As far as sound goes, it's been quite a long time since I've even seen/heard of these. Let's just say that they're as popular as the 'Metal Strats' Fender put out.  

I'm thinking that they were an answer to the Peavey Bandit, etc.. that were (and kinda still are) the staple of beginner amps for people that want to jam but don't have the coin for all tube combos or 1/2 stacks. Back then you couldn't get an amp head for much less than a grand (not like you can now with E-Bay and the like).

Sorry I couldn't help as to what they sound like, but I think I recall people saying they were quite loud.


----------



## djpharoah (Apr 20, 2007)

thanks - that looks fugly.


----------



## kung_fu (Apr 20, 2007)

i used to have a 30 watt one with black covering. it looked much better than that one. Its been so long since i had the thing, i can't remember if it was any good. All i remember is it had a clean setting and two distortions, and that i eventually sold mine for $30.



Spinedriver said:


> Sorry I couldn't help as to what they sound like, but I think I recall people saying they were quite loud.



now that you mention it, i do recall it as being surprisingly loud for such a small amp.


----------



## Mastodon (Apr 20, 2007)

I sort of inherted one. Distotion is total doo-doo but I absolutely LOVE the clean channels. 

I keep it in my room as a practice amp.


----------



## Drew (Apr 20, 2007)

Spinedriver said:


> Let's just say that they're as popular as the 'Metal Strats' Fender put out.



...though, it's worth noting the HM strats are actually QUITE popular in certain circles.


----------



## Spinedriver (Apr 20, 2007)

Drew said:


> ...though, it's worth noting the HM strats are actually QUITE popular in certain circles.



For sure.. It's not that they weren't any good, my guess is that your average Fender buyer probably wasn't too fond of the huge 'Strat' logo emblazoned on the headstock as opposed to the regular Fender look. They're just one of those guitars that just never took off.


----------



## Drew (Apr 20, 2007)

Spinedriver said:


> For sure.. It's not that they weren't any good, my guess is that your average Fender buyer probably wasn't too fond of the huge 'Strat' logo emblazoned on the headstock as opposed to the regular Fender look.

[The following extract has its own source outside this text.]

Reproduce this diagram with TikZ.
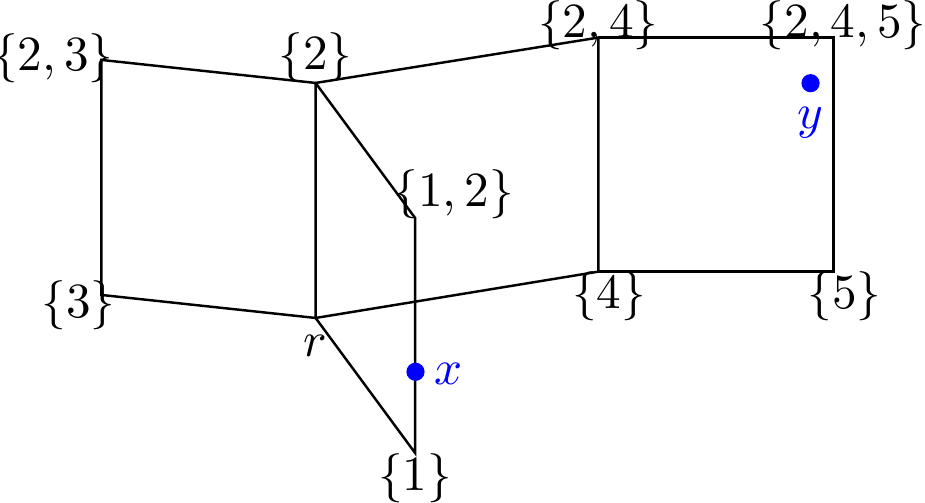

They're just one of those guitars that just never took off.



Your average Fender buyer is also into the "vintage" look, probably plays a Vox, Fender, or Marshall tube amp with a wah and some sort of overdrive that's been in production since the 60's or is a Tube Screamer, and plays blues, country, surf, or classic rock. 

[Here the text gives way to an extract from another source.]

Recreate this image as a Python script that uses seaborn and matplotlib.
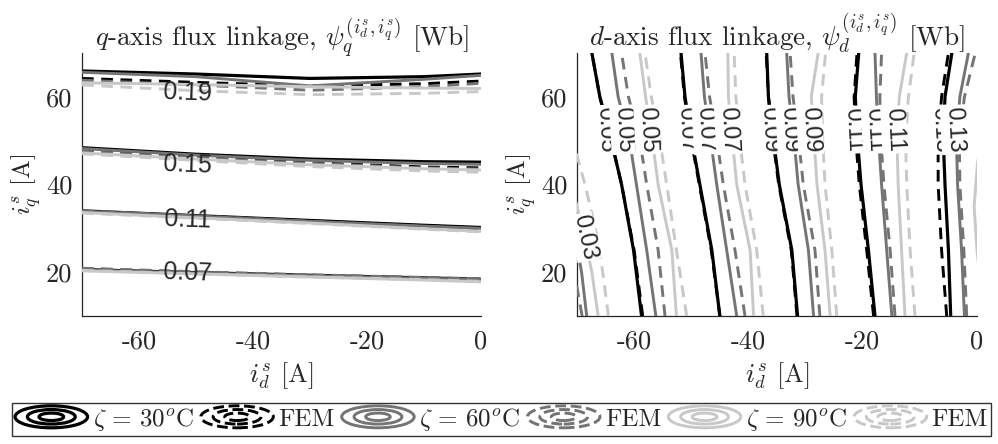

They sort of fucked that on up, in other words. 



(the sad part, is they learned their lesson and this is why they haven't built a seven. )


----------



## Phil Nuttle (Feb 24, 2021)

djpharoah said:


> This guy is selling a 75W Fender RAD amp. Thats all it says in his ad and thats all he claims to know about it too.
> 
> Any ideas? Anyone know about it?


Have one, I just dug it out of a storage closet. I haven't used it in years, the 75w is input, it shows on paperwork, and I was told when I got it, that 10w was output. It does have some effects that my old VOX





Buckingham doesn't, and for a practice/studio it does the job just fine.


----------



## WarMachine (Feb 24, 2021)




----------